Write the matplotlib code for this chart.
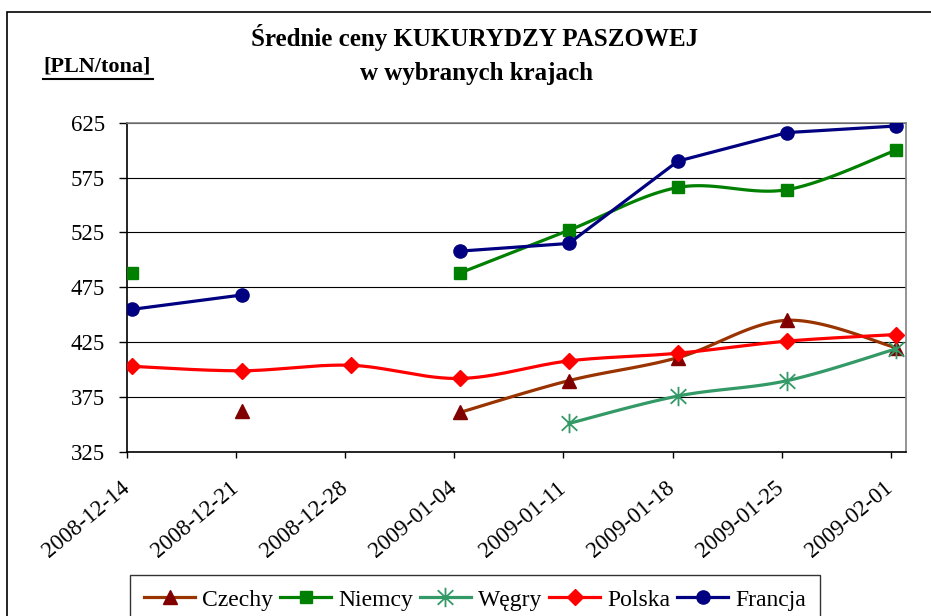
import numpy as np
import matplotlib
matplotlib.use("Agg")
import matplotlib.pyplot as plt
import matplotlib.transforms as mtransforms
from matplotlib.path import Path
from matplotlib.patches import Rectangle

dates = ["2008-12-14", "2008-12-21", "2008-12-28", "2009-01-04",
         "2009-01-11", "2009-01-18", "2009-01-25", "2009-02-01"]
nan = np.nan
czechy = [nan, 362, nan, 361, 390, 411, 445, 420]
niemcy = [488, nan, nan, 488, 527, 566, 564, 600]
wegry = [nan, nan, nan, nan, 351, 376, 390, 419]
polska = [403, 399, 404, 392, 408, 415, 426, 432]
francja = [455, 468, nan, 508, 515, 590, 616, 622]

yticks = [325, 375, 425, 475, 525, 575, 625]

plt.rcParams['font.family'] = ['Liberation Serif', 'DejaVu Serif']

fig = plt.figure(figsize=(9.31, 6.16), dpi=100)
ax = fig.add_axes([127/931, 1-452/616, (906-127)/931, (452-122.7)/616])

# outer chart frame
fig.patches.append(Rectangle((7/931, -0.2), 2, 0.2 + 1 - 12/616, transform=fig.transFigure,
                             fill=False, edgecolor='black', lw=1.2, clip_on=False))

# asterisk marker: vertical + two diagonals
ast = Path([(0, -1), (0, 1), (-0.8, -0.75), (0.8, 0.75), (-0.8, 0.75), (0.8, -0.75)],
           [Path.MOVETO, Path.LINETO, Path.MOVETO, Path.LINETO, Path.MOVETO, Path.LINETO])

off = 0.05
x = np.arange(len(dates)) + off


def smooth_segments(xs, ys):
    xs = np.asarray(xs, float); ys = np.asarray(ys, float)
    segs = []
    cur = []
    for i in range(len(xs)):
        if np.isnan(ys[i]):
            if cur: segs.append(cur); cur = []
        else:
            cur.append(i)
    if cur: segs.append(cur)
    out = []
    for s in segs:
        if len(s) < 2:
            continue
        P = np.column_stack([xs[s], ys[s]])
        ptsx, ptsy = [], []
        n = len(P)
        for i in range(n - 1):
            p0 = P[i - 1] if i > 0 else P[i]
            p1 = P[i]; p2 = P[i + 1]
            p3 = P[i + 2] if i + 2 < n else P[i + 1]
            c1 = p1 + (p2 - p0) / 6
            c2 = p2 - (p3 - p1) / 6
            t = np.linspace(0, 1, 30)[:, None]
            b = ((1 - t) ** 3) * p1 + 3 * ((1 - t) ** 2) * t * c1 + 3 * (1 - t) * t ** 2 * c2 + t ** 3 * p2
            ptsx.extend(b[:, 0]); ptsy.extend(b[:, 1])
        out.append((ptsx, ptsy))
    return out


series = [
    ("Czechy", czechy, '#993300', '#800000', '^', 10, True),
    ("Niemcy", niemcy, '#008000', '#008000', 's', 9, True),
    ("Węgry", wegry, '#339966', '#339966', ast, 14, True),
    ("Polska", polska, '#FF0000', '#FF0000', 'D', 8.5, True),
    ("Francja", francja, '#000080', '#000080', 'o', 9.5, False),
]

handles = []
for k, (name, vals, lc, mc, mk, ms, smooth) in enumerate(series):
    z = 3 + k
    if smooth:
        for sx, sy in smooth_segments(x, vals):
            ax.plot(sx, sy, color=lc, lw=2.3, zorder=z, solid_capstyle='round')
    else:
        ax.plot(x, vals, color=lc, lw=2.3, zorder=z)
    if mk is ast:
        ax.plot(x, vals, ls='none', marker=mk, ms=ms, mec=mc, mfc='none', mew=1.3, zorder=z + 0.5)
    else:
        ax.plot(x, vals, ls='none', marker=mk, ms=ms, mec=mc, mfc=mc, zorder=z + 0.5)
    h, = ax.plot([], [], color=lc, lw=2.3, marker=mk, ms=ms, mec=mc,
                 mfc=('none' if mk is ast else mc), mew=(1.3 if mk is ast else 1))
    handles.append((h, name))

ax.set_ylim(325, 625)
ax.set_xlim(0, (906 - 127) / 109.1)
ax.set_yticks(yticks)
ax.set_yticklabels([str(v) for v in yticks], fontsize=16.5)
ax.set_xticks(np.arange(len(dates)))
ax.set_xticklabels(dates, rotation=40, ha='right', va='top', rotation_mode='anchor', fontsize=16.5)
ax.tick_params(axis='y', direction='out', length=6, width=1, color='black', pad=10)
ax.tick_params(axis='x', direction='out', length=4.5, width=1, color='black', pad=14)
shift = mtransforms.ScaledTranslation(-7/100, 0, fig.dpi_scale_trans)
for lab in ax.get_xticklabels():
    lab.set_transform(lab.get_transform() + shift)
for v in yticks:
    ax.axhline(v, color='black', lw=0.8, zorder=1)
for sname in ['top', 'right']:
    ax.spines[sname].set_color('#808080')
    ax.spines[sname].set_linewidth(1.2)
for sname in ['left', 'bottom']:
    ax.spines[sname].set_color('black')
    ax.spines[sname].set_linewidth(1.2)
ax.set_facecolor('white')

fig.text(474/931, 1 - 46/616, "Średnie ceny KUKURYDZY PASZOWEJ", ha='center', va='baseline',
         fontsize=18, fontweight='bold')
fig.text(476/931, 1 - 80/616, "w wybranych krajach", ha='center', va='baseline',
         fontsize=18, fontweight='bold')
fig.text(97/931, 1 - 72/616, "[PLN/tona]", ha='center', va='baseline', fontsize=16, fontweight='bold')
fig.add_artist(plt.Line2D([43/931, 153/931], [1 - 78.5/616, 1 - 78.5/616], color='black', lw=1.5))

leg = fig.legend([h for h, _ in handles], [n for _, n in handles], loc='upper center',
                 bbox_to_anchor=(475/931, 1 - 575/616), ncol=5, fontsize=17,
                 frameon=True, fancybox=False, edgecolor='black', handlelength=2.15,
                 handletextpad=0.3, columnspacing=0.3, borderpad=0.6, borderaxespad=0)
leg.get_frame().set_linewidth(1.0)

fig.savefig("out.png", dpi=100)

Problem statement: Transcribe the material exactly, leaving every picture out.

Response to the task:
Write the matplotlib code for this chart.
import numpy as np
import matplotlib
matplotlib.use("Agg")
import matplotlib.pyplot as plt
import matplotlib.transforms as mtransforms
from matplotlib.path import Path
from matplotlib.patches import Rectangle

dates = ["2008-12-14", "2008-12-21", "2008-12-28", "2009-01-04",
         "2009-01-11", "2009-01-18", "2009-01-25", "2009-02-01"]
nan = np.nan
czechy = [nan, 362, nan, 361, 390, 411, 445, 420]
niemcy = [488, nan, nan, 488, 527, 566, 564, 600]
wegry = [nan, nan, nan, nan, 351, 376, 390, 419]
polska = [403, 399, 404, 392, 408, 415, 426, 432]
francja = [455, 468, nan, 508, 515, 590, 616, 622]

yticks = [325, 375, 425, 475, 525, 575, 625]

plt.rcParams['font.family'] = ['Liberation Serif', 'DejaVu Serif']

fig = plt.figure(figsize=(9.31, 6.16), dpi=100)
ax = fig.add_axes([127/931, 1-452/616, (906-127)/931, (452-122.7)/616])

# outer chart frame
fig.patches.append(Rectangle((7/931, -0.2), 2, 0.2 + 1 - 12/616, transform=fig.transFigure,
                             fill=False, edgecolor='black', lw=1.2, clip_on=False))

# asterisk marker: vertical + two diagonals
ast = Path([(0, -1), (0, 1), (-0.8, -0.75), (0.8, 0.75), (-0.8, 0.75), (0.8, -0.75)],
           [Path.MOVETO, Path.LINETO, Path.MOVETO, Path.LINETO, Path.MOVETO, Path.LINETO])

off = 0.05
x = np.arange(len(dates)) + off


def smooth_segments(xs, ys):
    xs = np.asarray(xs, float); ys = np.asarray(ys, float)
    segs = []
    cur = []
    for i in range(len(xs)):
        if np.isnan(ys[i]):
            if cur: segs.append(cur); cur = []
        else:
            cur.append(i)
    if cur: segs.append(cur)
    out = []
    for s in segs:
        if len(s) < 2:
            continue
        P = np.column_stack([xs[s], ys[s]])
        ptsx, ptsy = [], []
        n = len(P)
        for i in range(n - 1):
            p0 = P[i - 1] if i > 0 else P[i]
            p1 = P[i]; p2 = P[i + 1]
            p3 = P[i + 2] if i + 2 < n else P[i + 1]
            c1 = p1 + (p2 - p0) / 6
            c2 = p2 - (p3 - p1) / 6
            t = np.linspace(0, 1, 30)[:, None]
            b = ((1 - t) ** 3) * p1 + 3 * ((1 - t) ** 2) * t * c1 + 3 * (1 - t) * t ** 2 * c2 + t ** 3 * p2
            ptsx.extend(b[:, 0]); ptsy.extend(b[:, 1])
        out.append((ptsx, ptsy))
    return out


series = [
    ("Czechy", czechy, '#993300', '#800000', '^', 10, True),
    ("Niemcy", niemcy, '#008000', '#008000', 's', 9, True),
    ("Węgry", wegry, '#339966', '#339966', ast, 14, True),
    ("Polska", polska, '#FF0000', '#FF0000', 'D', 8.5, True),
    ("Francja", francja, '#000080', '#000080', 'o', 9.5, False),
]

handles = []
for k, (name, vals, lc, mc, mk, ms, smooth) in enumerate(series):
    z = 3 + k
    if smooth:
        for sx, sy in smooth_segments(x, vals):
            ax.plot(sx, sy, color=lc, lw=2.3, zorder=z, solid_capstyle='round')
    else:
        ax.plot(x, vals, color=lc, lw=2.3, zorder=z)
    if mk is ast:
        ax.plot(x, vals, ls='none', marker=mk, ms=ms, mec=mc, mfc='none', mew=1.3, zorder=z + 0.5)
    else:
        ax.plot(x, vals, ls='none', marker=mk, ms=ms, mec=mc, mfc=mc, zorder=z + 0.5)
    h, = ax.plot([], [], color=lc, lw=2.3, marker=mk, ms=ms, mec=mc,
                 mfc=('none' if mk is ast else mc), mew=(1.3 if mk is ast else 1))
    handles.append((h, name))

ax.set_ylim(325, 625)
ax.set_xlim(0, (906 - 127) / 109.1)
ax.set_yticks(yticks)
ax.set_yticklabels([str(v) for v in yticks], fontsize=16.5)
ax.set_xticks(np.arange(len(dates)))
ax.set_xticklabels(dates, rotation=40, ha='right', va='top', rotation_mode='anchor', fontsize=16.5)
ax.tick_params(axis='y', direction='out', length=6, width=1, color='black', pad=10)
ax.tick_params(axis='x', direction='out', length=4.5, width=1, color='black', pad=14)
shift = mtransforms.ScaledTranslation(-7/100, 0, fig.dpi_scale_trans)
for lab in ax.get_xticklabels():
    lab.set_transform(lab.get_transform() + shift)
for v in yticks:
    ax.axhline(v, color='black', lw=0.8, zorder=1)
for sname in ['top', 'right']:
    ax.spines[sname].set_color('#808080')
    ax.spines[sname].set_linewidth(1.2)
for sname in ['left', 'bottom']:
    ax.spines[sname].set_color('black')
    ax.spines[sname].set_linewidth(1.2)
ax.set_facecolor('white')

fig.text(474/931, 1 - 46/616, "Średnie ceny KUKURYDZY PASZOWEJ", ha='center', va='baseline',
         fontsize=18, fontweight='bold')
fig.text(476/931, 1 - 80/616, "w wybranych krajach", ha='center', va='baseline',
         fontsize=18, fontweight='bold')
fig.text(97/931, 1 - 72/616, "[PLN/tona]", ha='center', va='baseline', fontsize=16, fontweight='bold')
fig.add_artist(plt.Line2D([43/931, 153/931], [1 - 78.5/616, 1 - 78.5/616], color='black', lw=1.5))

leg = fig.legend([h for h, _ in handles], [n for _, n in handles], loc='upper center',
                 bbox_to_anchor=(475/931, 1 - 575/616), ncol=5, fontsize=17,
                 frameon=True, fancybox=False, edgecolor='black', handlelength=2.15,
                 handletextpad=0.3, columnspacing=0.3, borderpad=0.6, borderaxespad=0)
leg.get_frame().set_linewidth(1.0)

fig.savefig("out.png", dpi=100)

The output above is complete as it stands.